Each year, the board of editors reviews the work of individuals, teams, companies and other organizations with outstanding accomplishments in research, business or policymaking. The winners, who receive worldwide honor but no financial prize, are cited for their contributions to areas such as biotechnology, microelectronics, energy and genetics. Winners over the past several years have included former US vice president Al Gore (2006 Policy Leader of the Year); Google founders Larry Page and Sergey Brin (sharing the distinction of 2005 Business Leader of the Year); and Nobel prize-winning Rockefeller neurobiologist Prof. Roderick MacKinnon (2003 Research Leader of the Year).

Ben-Jacob and Baruchi have succeeded in creating for the first time a neurochip made of living neuron networks that stores memory and processes information. Their scientific achievement presents a conceptual breakthrough in approaching learning brain processes and paves the way for a technological revolution of building robots that integrate computers and neurochips. Their experiment comprised local nanometric injections of a certain chemical onto a neuronal network they grew in a dish, with the injection sites determined through real-time analysis of the network activity. The chemical stimulation evoked a new firing pattern, which repeated again and again as a persisting memory.

While some wonder if the brain is a fantastic computer, Ben-Jacob says it is not: "Computers have neither cognitive abilities nor the required plasticity - they are fixed." To plasticize a "computer brain," he hopes eventually to connect it to neural networks and create a biological computer that would be an evolvable system. Given a task, such a system would learn, evolve and improve itself via dialog between the computer and networks to perfect its task performance. The network will perform the cognitive part, of interaction with the environment, sound and picture recognition and decision-making. Baruchi thinks this is the key to technological advances such as handwriting recognition, on which Microsoft has been working intensively but with only partial success.
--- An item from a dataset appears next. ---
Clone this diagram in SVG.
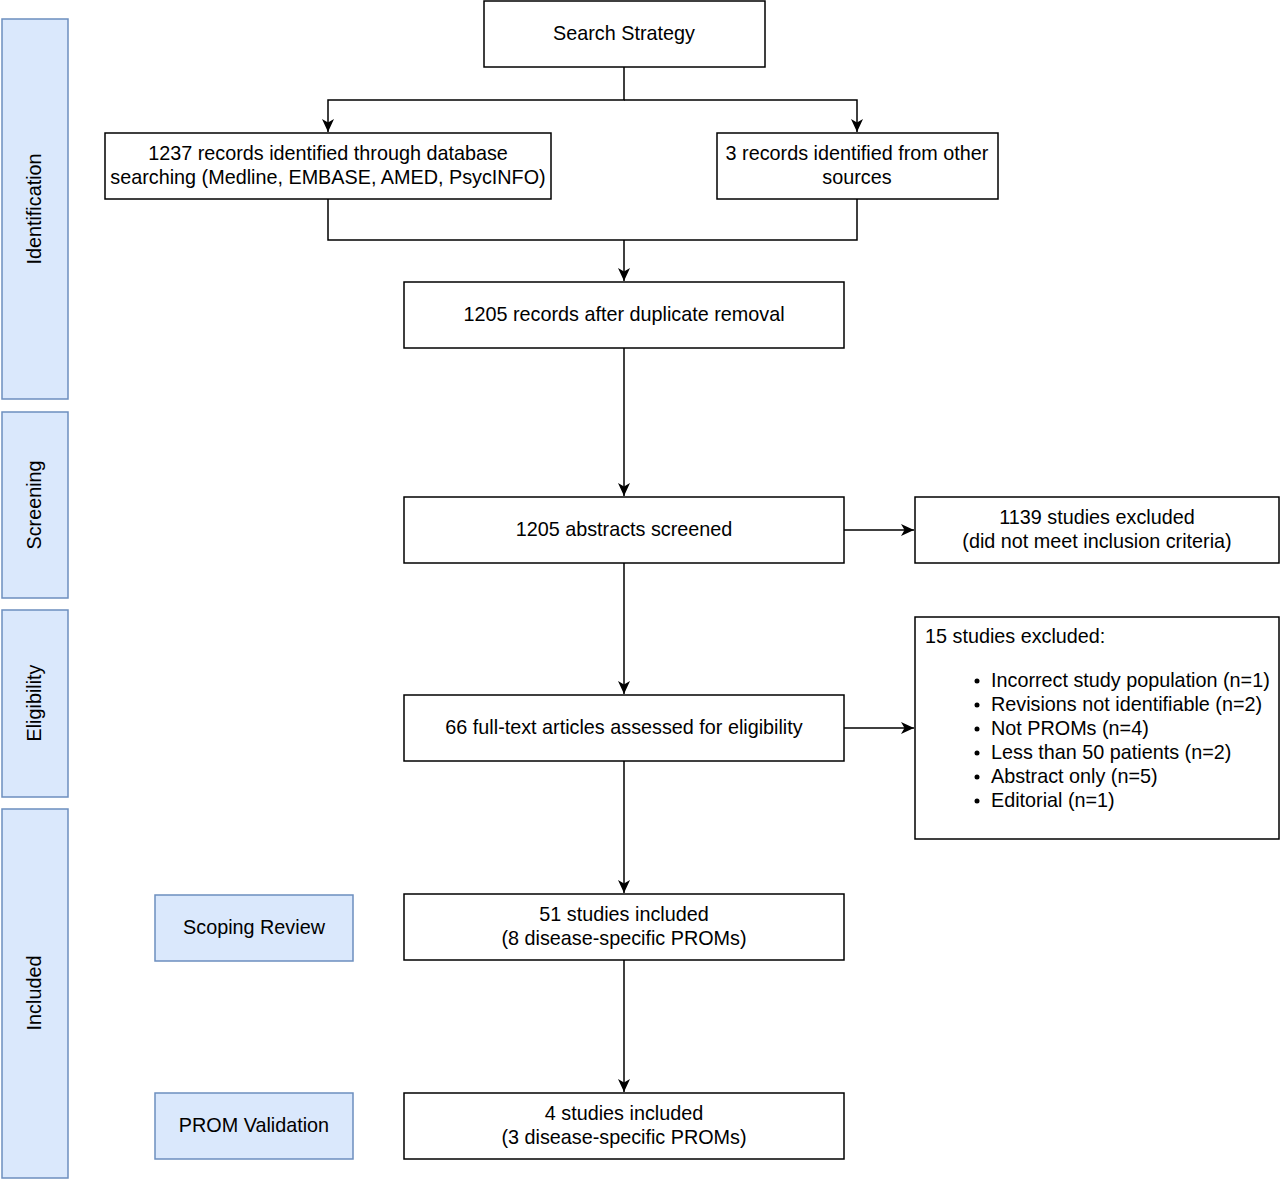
<svg xmlns="http://www.w3.org/2000/svg" width="1280" height="1181" viewBox="0 0 1280 1181">
<style>
.box{fill:#ffffff;stroke:#000000;stroke-width:1.5}
.phase{fill:#dae8fc;stroke:#6c8ebf;stroke-width:1.5}
.t{font-family:"Liberation Sans",Arial,Helvetica,sans-serif;font-size:19.8px;fill:#000000}
.c{text-anchor:middle}
.edge{fill:none;stroke:#000000;stroke-width:1.5}
</style>
<defs>
<marker id="arr" viewBox="0 0 14 14" refX="13" refY="7" markerWidth="14" markerHeight="14" markerUnits="userSpaceOnUse" orient="auto">
<path d="M0,1 L13,7 L0,13 L3.5,7 z" fill="#000000"/>
</marker>
</defs>
<rect width="1280" height="1181" fill="#ffffff"/>

<g id="phase-identification">
<rect class="phase" x="2" y="19" width="66" height="380"/>
<text class="t c" transform="translate(41,209) rotate(-90)">Identification</text>
</g>
<g id="phase-screening">
<rect class="phase" x="2" y="412" width="66" height="186"/>
<text class="t c" transform="translate(41,505) rotate(-90)">Screening</text>
</g>
<g id="phase-eligibility">
<rect class="phase" x="2" y="610" width="66" height="187"/>
<text class="t c" transform="translate(41,703) rotate(-90)">Eligibility</text>
</g>
<g id="phase-included">
<rect class="phase" x="2" y="809" width="66" height="369"/>
<text class="t c" transform="translate(41,993) rotate(-90)">Included</text>
</g>

<g id="connectors">
<path class="edge" d="M624,67 V100 H328 V132" marker-end="url(#arr)"/>
<path class="edge" d="M624,100 H857 V132" marker-end="url(#arr)"/>
<path class="edge" d="M328,199 V240 H857 V199"/>
<path class="edge" d="M624,240 V281" marker-end="url(#arr)"/>
<path class="edge" d="M624,348 V496" marker-end="url(#arr)"/>
<path class="edge" d="M844,530 H914" marker-end="url(#arr)"/>
<path class="edge" d="M624,563 V694" marker-end="url(#arr)"/>
<path class="edge" d="M844,728 H914" marker-end="url(#arr)"/>
<path class="edge" d="M624,761 V893" marker-end="url(#arr)"/>
<path class="edge" d="M624,960 V1092" marker-end="url(#arr)"/>
</g>

<g id="search-strategy">
<rect class="box" x="484" y="1" width="281" height="66"/>
<text class="t c" x="624" y="40">Search Strategy</text>
</g>
<g id="database-records">
<rect class="box" x="105" y="133" width="446" height="66"/>
<text class="t c" x="328" y="160">1237 records identified through database</text>
<text class="t c" x="328" y="184">searching (Medline, EMBASE, AMED, PsycINFO)</text>
</g>
<g id="other-records">
<rect class="box" x="717" y="133" width="281" height="66"/>
<text class="t c" x="857" y="160">3 records identified from other</text>
<text class="t c" x="857" y="184">sources</text>
</g>
<g id="after-duplicates">
<rect class="box" x="404" y="282" width="440" height="66"/>
<text class="t c" x="624" y="321">1205 records after duplicate removal</text>
</g>
<g id="abstracts-screened">
<rect class="box" x="404" y="497" width="440" height="66"/>
<text class="t c" x="624" y="536">1205 abstracts screened</text>
</g>
<g id="excluded-1139">
<rect class="box" x="915" y="497" width="364" height="66"/>
<text class="t c" x="1097" y="524">1139 studies excluded</text>
<text class="t c" x="1097" y="548">(did not meet inclusion criteria)</text>
</g>
<g id="full-text">
<rect class="box" x="404" y="695" width="440" height="66"/>
<text class="t c" x="624" y="734">66 full-text articles assessed for eligibility</text>
</g>
<g id="excluded-15">
<rect class="box" x="915" y="617" width="364" height="222"/>
<text class="t" x="925" y="643">15 studies excluded:</text>
<circle cx="977" cy="681" r="2.5"/>
<text class="t" x="991" y="687">Incorrect study population (n=1)</text>
<circle cx="977" cy="705" r="2.5"/>
<text class="t" x="991" y="711">Revisions not identifiable (n=2)</text>
<circle cx="977" cy="729" r="2.5"/>
<text class="t" x="991" y="735">Not PROMs (n=4)</text>
<circle cx="977" cy="753" r="2.5"/>
<text class="t" x="991" y="759">Less than 50 patients (n=2)</text>
<circle cx="977" cy="777" r="2.5"/>
<text class="t" x="991" y="783">Abstract only (n=5)</text>
<circle cx="977" cy="801" r="2.5"/>
<text class="t" x="991" y="807">Editorial (n=1)</text>
</g>
<g id="scoping-review">
<rect class="phase" x="155" y="895" width="198" height="66"/>
<text class="t c" x="254" y="934">Scoping Review</text>
</g>
<g id="included-51">
<rect class="box" x="404" y="894" width="440" height="66"/>
<text class="t c" x="624" y="921">51 studies included</text>
<text class="t c" x="624" y="945">(8 disease-specific PROMs)</text>
</g>
<g id="prom-validation">
<rect class="phase" x="155" y="1093" width="198" height="66"/>
<text class="t c" x="254" y="1132">PROM Validation</text>
</g>
<g id="included-4">
<rect class="box" x="404" y="1093" width="440" height="66"/>
<text class="t c" x="624" y="1120">4 studies included</text>
<text class="t c" x="624" y="1144">(3 disease-specific PROMs)</text>
</g>
</svg>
The ability to imprint memory templates in artificial networks of brain cells could yield a variety of technologies. The team believes that in the foreseeable future, it may be possible to treat neurological disorders such as Alzheimer's and Parkinson's diseases. Later, Ben-Jacob believes, stem cells could be added to neural networks and adapted to specific functions by applying appropriate stimuli. Even further ahead, he hopes it will be possible to treat epilepsy by feeding the disordered brain activity to a biological computer, which will analyze it, identify the faults and feed corrected patterns of electrical stimuli back into the sick brain.

Solomon of TAU's life sciences faculty has targeted Alzheimer's, a degenerative brain disease causing progressive loss of memory and cognitive functions, the pathology of which is characterized primarily by extracellular plaques and intracellular neurofibrillary tangles. She and her team have developed a new therapeutic approach for Alzheimer's based on filamentous bacterial viruses (phages) that are friendly to the environment and to human beings. Bacteriophages are the most numerous life forms on earth. Mammalian organisms are frequently exposed to interactions with bacteriophages, and this natural contact is not incidental, but rather constant and intensive.

Experiments conducted in mice models of Alzheimer's showed therapeutic benefits of phage treatment and demonstrated that the linear structure confers permeability to the brain and dissolves beta-amyloid plaques, thus restoring cognitive functions. The therapeutic potential of phage therapy stems from the fact that it does not affect mammalian cells and therefore results in no adverse effects. Moreover, phage therapy may overcome some of the drawbacks of current immunotherapy approaches, such as hemorrhages and inflammation. This is the first attempt to use filamentous bacterial viruses as a therapeutic agent for treatment of a mouse model of Alzheimer's disease and other degenerative brain diseases induced by accumulation of amyloid aggregates. As the world's population ages, dementia diseases like Alzheimer's threaten to reach epidemic proportions.